Me senté a ver Hector and the search for happiness (2014) princpalmente porque alguien me la recomendó. En general, aunque no tiene tan mala nota, mucha crítica en internet no le ha sido favorable, básicamente por el prejuicio de ser una especie de película de autoayuda, cosa que de por sí produce algunas alergias; sin embargo, el tráiler me pareció divertido, así que opté por dedicarle su respectivo par de horas.
El planteamiento es válido: un psiquiatra insatisfecho con su vida, pese a tenerlo “todo” (trabajo, pareja y un estátus socioeconómico bastante desahogado), que decide viajar a lejanos confines para investigar qué es eso que la gente llama “felicidad” y también para intentar reencontrarse con alguien o algo de su propio pasado, que no ha podido superar.
En este periplo, hay situaciones cómicas y otras no tanto, como para casi perder la vida. La reflexión sobre el tema plantea, como es natural, más preguntas que respuestas definitivas. Las diversas perspectivas sobre la felicidad, según la realidad que cada quien vive, son aportes valiosos.

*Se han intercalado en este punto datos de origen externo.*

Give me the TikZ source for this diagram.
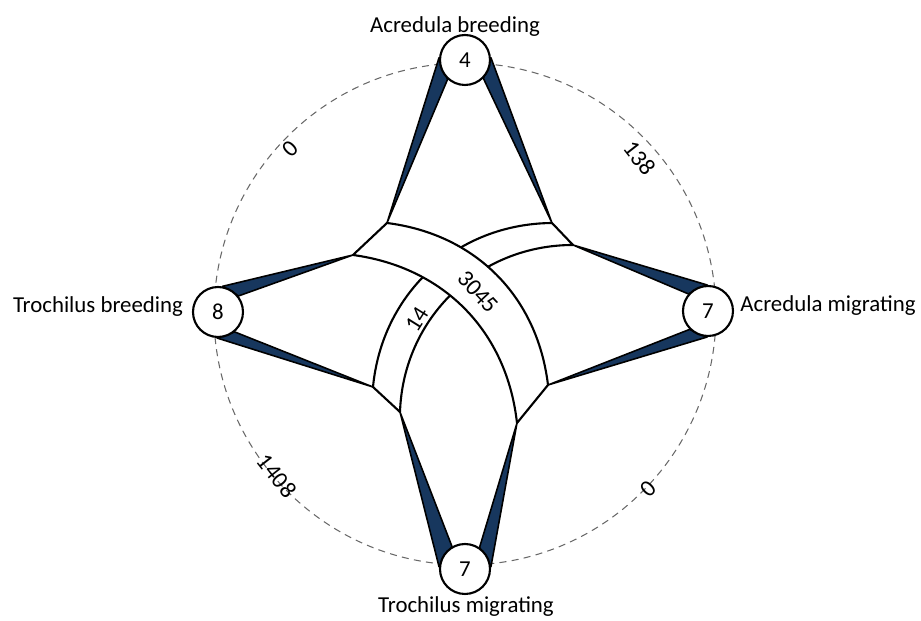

El desarrollo de la historia va bastante bien… hasta que comienza el desenlace, los últimos quince minutos del filme. Es allí donde todo se echa a perder. Aparece la cursilería a raudales con lacrimógena superficialidad y momentos Kodak, donde emerge la receta estandarizada de superventas de superación personal: “todos tenemos la obligación de ser felices” (¡Oh, cielos, ya veo, lo he comprendido! ¿Cómo es que no me di cuenta antes?).
Francamente, les hubiera quedado mucho mejor con un final abierto, gestos sugerentes en vez de eslóganes, caminos por recorrer en lugar de casillas prefabricadas.